STATED EXERCISE: Every line of the data that contains the string "this" must be copied.

DATA FOR PROCESSING:
——

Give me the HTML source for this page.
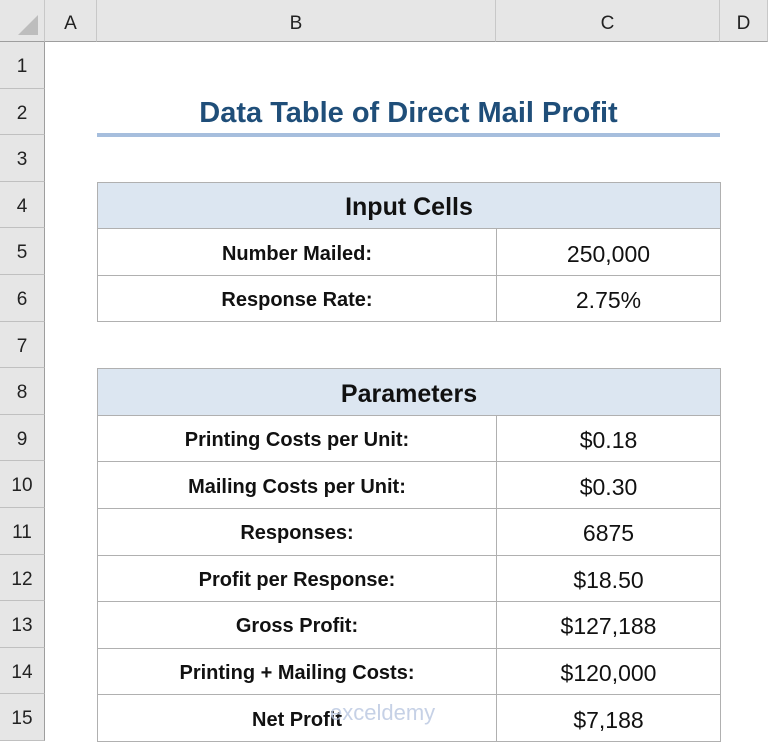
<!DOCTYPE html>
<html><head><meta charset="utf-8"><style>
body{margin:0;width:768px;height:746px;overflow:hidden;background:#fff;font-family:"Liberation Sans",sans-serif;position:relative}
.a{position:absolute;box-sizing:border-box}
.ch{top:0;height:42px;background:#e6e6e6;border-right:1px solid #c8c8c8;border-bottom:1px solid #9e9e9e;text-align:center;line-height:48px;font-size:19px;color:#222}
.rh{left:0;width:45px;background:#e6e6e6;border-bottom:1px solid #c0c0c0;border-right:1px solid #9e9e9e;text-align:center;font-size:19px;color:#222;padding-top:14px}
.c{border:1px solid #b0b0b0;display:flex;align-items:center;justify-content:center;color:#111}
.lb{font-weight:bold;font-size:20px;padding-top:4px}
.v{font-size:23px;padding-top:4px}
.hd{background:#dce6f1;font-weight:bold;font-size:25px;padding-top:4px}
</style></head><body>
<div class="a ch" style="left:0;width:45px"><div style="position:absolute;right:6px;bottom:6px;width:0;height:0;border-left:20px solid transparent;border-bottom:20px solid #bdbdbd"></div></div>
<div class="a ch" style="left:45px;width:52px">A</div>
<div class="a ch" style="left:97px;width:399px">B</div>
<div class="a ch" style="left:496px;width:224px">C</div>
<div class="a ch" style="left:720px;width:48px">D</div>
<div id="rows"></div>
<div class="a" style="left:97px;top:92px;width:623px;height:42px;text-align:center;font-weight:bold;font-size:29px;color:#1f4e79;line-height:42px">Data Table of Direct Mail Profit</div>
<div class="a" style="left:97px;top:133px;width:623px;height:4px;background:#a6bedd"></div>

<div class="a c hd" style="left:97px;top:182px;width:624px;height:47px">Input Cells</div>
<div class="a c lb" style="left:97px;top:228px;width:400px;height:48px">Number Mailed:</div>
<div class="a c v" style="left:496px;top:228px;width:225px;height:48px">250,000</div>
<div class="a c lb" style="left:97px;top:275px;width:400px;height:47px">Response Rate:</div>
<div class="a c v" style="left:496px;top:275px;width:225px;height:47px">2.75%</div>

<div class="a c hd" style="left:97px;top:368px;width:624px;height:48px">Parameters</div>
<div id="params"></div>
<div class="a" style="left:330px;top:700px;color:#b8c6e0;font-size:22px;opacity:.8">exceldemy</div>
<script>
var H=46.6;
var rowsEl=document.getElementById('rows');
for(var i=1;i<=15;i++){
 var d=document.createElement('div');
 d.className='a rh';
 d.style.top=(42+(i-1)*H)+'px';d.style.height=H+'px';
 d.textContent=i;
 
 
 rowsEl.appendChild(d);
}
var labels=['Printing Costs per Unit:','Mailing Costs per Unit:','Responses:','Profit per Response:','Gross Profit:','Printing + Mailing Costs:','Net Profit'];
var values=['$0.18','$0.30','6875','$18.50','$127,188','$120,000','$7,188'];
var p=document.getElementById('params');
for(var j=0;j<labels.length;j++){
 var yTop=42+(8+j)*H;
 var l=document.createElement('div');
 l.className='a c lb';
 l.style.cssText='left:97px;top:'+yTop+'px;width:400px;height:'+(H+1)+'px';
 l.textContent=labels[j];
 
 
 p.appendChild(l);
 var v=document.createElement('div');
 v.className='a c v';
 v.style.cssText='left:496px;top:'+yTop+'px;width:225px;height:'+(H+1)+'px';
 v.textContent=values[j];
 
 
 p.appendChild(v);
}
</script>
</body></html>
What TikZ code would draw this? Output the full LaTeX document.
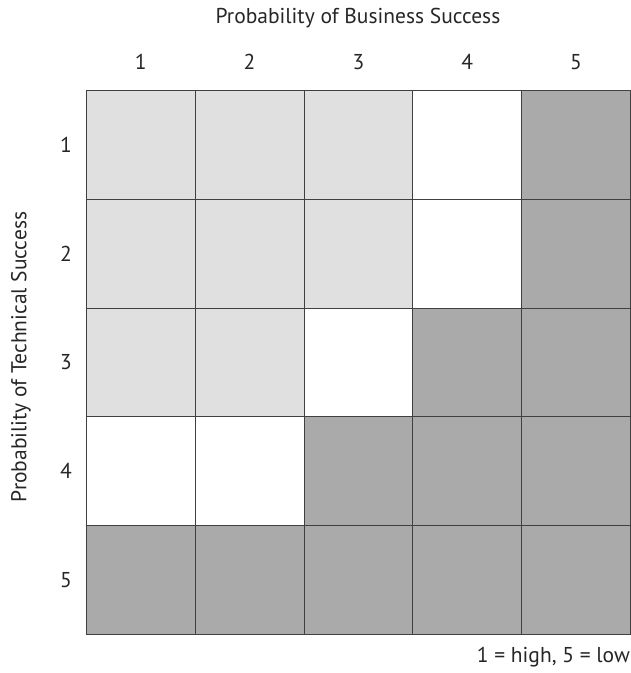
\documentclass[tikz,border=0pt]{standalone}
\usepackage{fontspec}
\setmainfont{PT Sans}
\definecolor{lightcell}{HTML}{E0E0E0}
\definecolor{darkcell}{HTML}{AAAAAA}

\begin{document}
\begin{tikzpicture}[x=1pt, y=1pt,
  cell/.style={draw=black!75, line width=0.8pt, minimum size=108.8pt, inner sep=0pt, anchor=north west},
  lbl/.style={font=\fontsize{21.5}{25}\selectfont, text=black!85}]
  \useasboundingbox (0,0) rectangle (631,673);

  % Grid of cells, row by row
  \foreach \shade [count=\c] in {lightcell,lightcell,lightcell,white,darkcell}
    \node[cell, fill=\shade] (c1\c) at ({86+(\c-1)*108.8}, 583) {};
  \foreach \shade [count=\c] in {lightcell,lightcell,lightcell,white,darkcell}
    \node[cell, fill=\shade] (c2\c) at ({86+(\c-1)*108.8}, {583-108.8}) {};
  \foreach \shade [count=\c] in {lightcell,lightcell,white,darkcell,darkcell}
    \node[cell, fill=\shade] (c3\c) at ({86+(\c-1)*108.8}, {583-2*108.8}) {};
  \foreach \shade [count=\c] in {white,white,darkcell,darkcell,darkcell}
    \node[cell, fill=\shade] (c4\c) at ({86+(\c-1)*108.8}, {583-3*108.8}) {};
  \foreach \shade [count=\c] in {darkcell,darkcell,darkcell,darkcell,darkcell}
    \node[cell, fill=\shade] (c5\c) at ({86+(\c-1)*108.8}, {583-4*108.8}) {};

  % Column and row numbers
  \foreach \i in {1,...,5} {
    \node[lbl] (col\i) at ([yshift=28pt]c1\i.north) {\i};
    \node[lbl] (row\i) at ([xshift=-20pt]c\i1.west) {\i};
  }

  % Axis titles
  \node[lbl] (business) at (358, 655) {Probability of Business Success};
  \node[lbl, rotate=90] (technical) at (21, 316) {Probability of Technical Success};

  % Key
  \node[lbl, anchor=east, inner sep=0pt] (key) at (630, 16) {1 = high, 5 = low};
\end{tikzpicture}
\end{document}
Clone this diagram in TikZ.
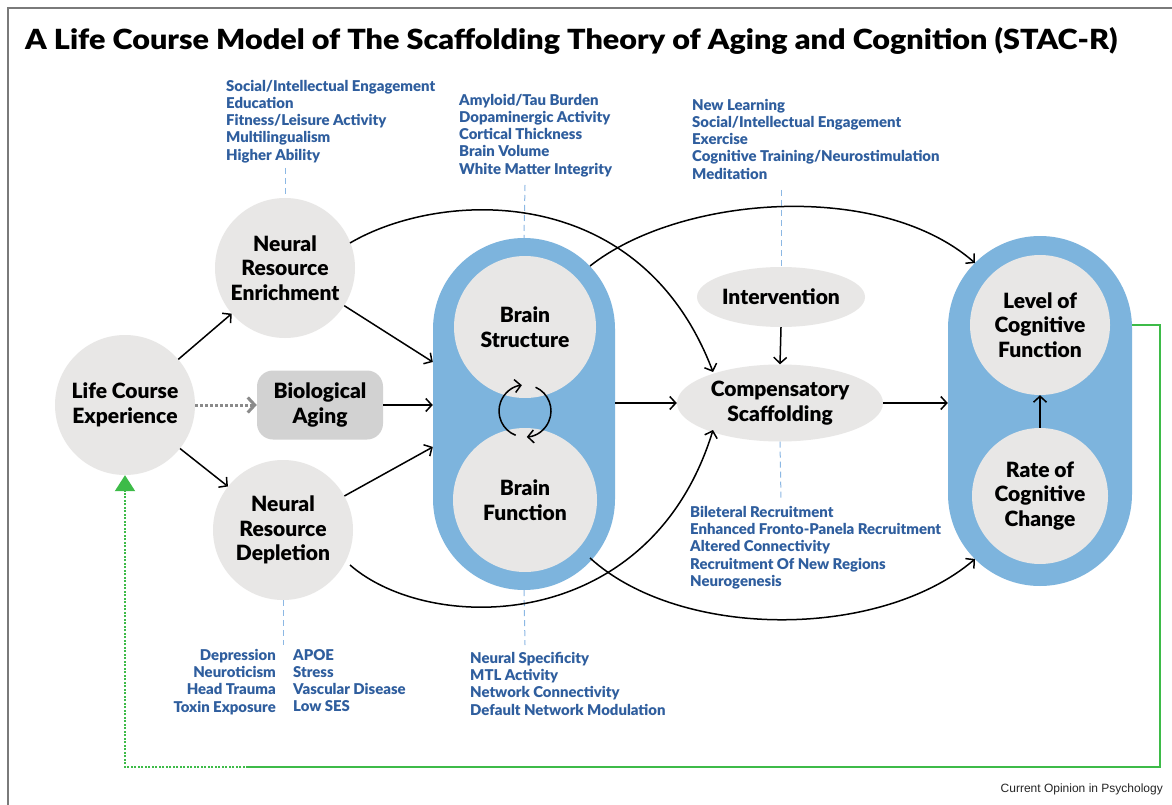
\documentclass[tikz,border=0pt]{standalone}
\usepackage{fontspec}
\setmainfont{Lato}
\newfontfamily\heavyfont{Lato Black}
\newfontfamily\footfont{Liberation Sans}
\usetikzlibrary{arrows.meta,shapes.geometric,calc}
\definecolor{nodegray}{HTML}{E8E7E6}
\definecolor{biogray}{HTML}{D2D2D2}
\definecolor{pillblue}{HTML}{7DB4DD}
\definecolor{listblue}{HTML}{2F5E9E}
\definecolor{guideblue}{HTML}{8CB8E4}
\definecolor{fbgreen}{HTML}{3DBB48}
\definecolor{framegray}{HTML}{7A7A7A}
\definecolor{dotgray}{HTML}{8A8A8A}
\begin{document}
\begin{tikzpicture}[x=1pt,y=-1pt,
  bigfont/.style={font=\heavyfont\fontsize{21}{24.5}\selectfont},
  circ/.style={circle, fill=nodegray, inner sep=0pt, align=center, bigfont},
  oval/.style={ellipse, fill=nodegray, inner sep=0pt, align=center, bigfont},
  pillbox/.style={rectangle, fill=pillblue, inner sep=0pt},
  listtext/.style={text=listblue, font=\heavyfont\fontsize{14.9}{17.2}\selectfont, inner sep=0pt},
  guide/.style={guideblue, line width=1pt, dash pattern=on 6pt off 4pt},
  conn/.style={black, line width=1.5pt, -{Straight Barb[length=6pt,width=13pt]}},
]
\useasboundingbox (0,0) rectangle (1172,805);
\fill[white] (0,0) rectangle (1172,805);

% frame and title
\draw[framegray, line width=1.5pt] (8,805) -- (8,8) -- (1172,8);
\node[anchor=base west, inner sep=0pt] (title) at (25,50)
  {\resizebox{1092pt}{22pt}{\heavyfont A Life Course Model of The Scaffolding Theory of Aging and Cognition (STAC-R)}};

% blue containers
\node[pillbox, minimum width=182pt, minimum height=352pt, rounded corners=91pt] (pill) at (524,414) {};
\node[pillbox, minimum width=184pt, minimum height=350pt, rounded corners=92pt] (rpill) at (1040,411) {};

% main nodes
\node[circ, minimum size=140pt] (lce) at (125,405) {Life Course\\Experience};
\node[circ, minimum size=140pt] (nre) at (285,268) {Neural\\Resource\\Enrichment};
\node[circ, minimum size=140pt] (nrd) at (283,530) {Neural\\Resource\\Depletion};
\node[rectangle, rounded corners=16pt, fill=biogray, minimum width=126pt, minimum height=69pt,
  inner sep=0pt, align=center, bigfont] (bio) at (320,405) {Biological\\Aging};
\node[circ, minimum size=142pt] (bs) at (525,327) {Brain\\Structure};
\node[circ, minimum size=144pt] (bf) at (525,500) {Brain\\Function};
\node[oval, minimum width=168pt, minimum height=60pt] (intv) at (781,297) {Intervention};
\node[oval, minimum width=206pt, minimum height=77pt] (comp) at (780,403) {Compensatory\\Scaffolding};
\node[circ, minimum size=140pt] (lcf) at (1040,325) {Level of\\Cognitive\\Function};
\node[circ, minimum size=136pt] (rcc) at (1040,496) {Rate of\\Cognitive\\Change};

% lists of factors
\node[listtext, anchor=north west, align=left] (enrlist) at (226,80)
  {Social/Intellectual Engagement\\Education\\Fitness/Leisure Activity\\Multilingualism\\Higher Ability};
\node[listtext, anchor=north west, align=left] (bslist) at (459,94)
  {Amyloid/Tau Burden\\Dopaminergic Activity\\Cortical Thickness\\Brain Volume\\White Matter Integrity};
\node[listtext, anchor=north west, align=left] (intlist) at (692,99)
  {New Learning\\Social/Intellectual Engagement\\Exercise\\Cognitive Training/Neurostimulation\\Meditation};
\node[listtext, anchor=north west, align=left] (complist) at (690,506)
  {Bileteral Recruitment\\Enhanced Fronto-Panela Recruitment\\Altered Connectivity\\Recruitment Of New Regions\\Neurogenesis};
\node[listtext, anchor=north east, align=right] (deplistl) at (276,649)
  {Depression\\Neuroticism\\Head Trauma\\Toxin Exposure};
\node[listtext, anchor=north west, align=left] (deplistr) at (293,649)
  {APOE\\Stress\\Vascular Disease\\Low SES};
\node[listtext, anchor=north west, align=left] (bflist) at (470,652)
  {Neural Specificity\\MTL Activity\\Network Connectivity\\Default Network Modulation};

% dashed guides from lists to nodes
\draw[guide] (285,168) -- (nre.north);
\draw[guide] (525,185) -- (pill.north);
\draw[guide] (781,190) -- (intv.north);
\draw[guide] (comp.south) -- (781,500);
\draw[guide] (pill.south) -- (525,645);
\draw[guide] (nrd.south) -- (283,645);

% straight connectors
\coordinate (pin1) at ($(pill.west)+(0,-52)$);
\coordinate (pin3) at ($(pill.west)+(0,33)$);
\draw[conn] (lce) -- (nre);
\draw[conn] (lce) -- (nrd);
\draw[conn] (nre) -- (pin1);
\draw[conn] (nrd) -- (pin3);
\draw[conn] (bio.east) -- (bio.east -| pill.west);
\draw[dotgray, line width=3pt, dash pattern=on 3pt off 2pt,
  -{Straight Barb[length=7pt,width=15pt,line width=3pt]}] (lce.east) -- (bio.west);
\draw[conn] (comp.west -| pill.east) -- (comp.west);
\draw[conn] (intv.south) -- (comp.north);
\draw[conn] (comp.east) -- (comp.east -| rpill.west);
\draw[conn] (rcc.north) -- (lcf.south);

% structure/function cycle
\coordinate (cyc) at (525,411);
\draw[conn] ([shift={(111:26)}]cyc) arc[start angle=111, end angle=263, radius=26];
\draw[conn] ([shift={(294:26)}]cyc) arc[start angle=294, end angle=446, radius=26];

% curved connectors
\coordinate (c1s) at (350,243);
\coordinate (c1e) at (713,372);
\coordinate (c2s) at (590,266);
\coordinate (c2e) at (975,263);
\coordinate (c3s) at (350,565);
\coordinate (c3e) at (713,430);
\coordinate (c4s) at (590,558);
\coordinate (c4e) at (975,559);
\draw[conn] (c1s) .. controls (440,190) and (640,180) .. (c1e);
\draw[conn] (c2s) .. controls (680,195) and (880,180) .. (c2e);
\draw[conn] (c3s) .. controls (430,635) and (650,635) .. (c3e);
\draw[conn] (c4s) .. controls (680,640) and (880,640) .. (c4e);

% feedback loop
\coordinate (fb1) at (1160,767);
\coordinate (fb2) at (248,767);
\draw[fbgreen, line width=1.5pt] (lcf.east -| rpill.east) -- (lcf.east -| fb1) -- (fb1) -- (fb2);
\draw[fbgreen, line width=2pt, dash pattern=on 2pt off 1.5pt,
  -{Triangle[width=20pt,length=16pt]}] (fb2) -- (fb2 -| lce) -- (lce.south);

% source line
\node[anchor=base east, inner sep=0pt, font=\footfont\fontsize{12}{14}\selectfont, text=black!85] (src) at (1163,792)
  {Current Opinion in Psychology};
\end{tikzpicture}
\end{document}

——

ANSWER:
Give me the HTML source for this page.
What TikZ code would draw this? Output the full LaTeX document.
Clone this diagram in TikZ.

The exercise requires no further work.